RAW DATA
• • • • • • •

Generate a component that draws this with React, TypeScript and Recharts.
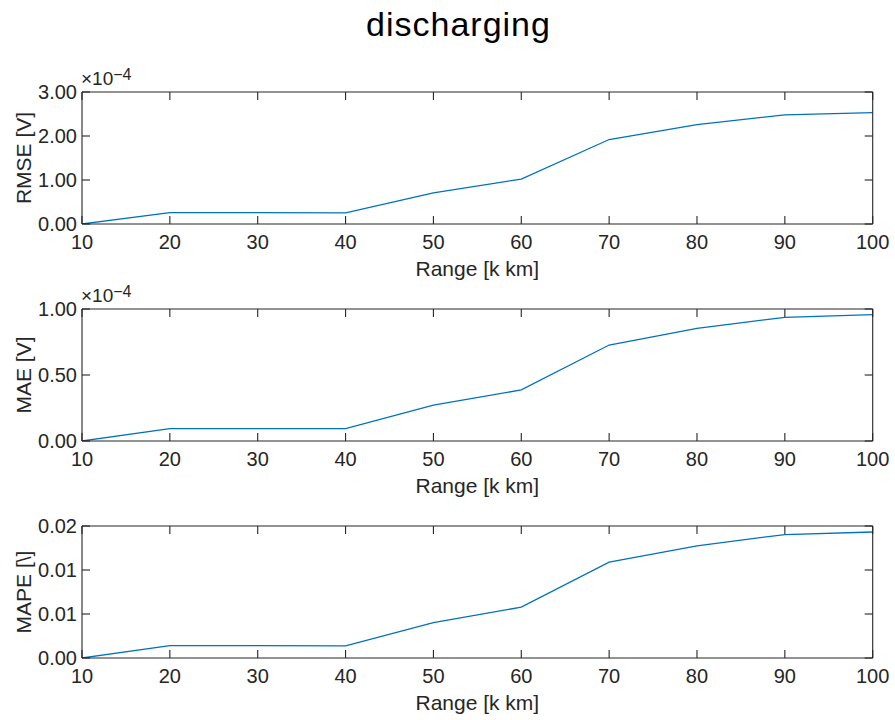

• • • • • • •

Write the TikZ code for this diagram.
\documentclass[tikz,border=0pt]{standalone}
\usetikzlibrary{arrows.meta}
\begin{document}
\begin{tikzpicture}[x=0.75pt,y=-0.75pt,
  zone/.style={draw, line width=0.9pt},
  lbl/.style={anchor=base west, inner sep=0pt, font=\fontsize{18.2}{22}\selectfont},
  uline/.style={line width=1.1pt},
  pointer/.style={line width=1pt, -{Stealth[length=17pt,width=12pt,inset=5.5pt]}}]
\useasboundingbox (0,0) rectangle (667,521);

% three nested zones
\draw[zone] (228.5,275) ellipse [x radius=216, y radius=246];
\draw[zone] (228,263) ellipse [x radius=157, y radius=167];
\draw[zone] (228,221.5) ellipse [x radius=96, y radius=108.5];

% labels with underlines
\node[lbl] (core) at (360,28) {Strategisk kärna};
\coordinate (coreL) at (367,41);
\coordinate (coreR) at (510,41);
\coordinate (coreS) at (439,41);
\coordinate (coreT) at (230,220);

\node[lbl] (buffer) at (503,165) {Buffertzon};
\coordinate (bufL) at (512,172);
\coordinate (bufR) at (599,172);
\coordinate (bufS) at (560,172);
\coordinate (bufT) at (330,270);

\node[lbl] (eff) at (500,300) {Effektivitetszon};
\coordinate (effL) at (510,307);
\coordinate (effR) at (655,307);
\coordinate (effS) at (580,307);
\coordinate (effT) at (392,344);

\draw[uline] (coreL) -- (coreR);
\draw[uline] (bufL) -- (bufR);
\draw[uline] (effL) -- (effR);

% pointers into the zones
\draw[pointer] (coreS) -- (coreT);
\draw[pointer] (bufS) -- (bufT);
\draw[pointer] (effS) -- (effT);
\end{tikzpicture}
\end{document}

• • • • • • •

WORK TO BE COMPLETED
Identify the lines that hold the word "with". Copy every one of them.

EXERCISE RESULT
Generate a component that draws this with React, TypeScript and Recharts.
% labels with underlines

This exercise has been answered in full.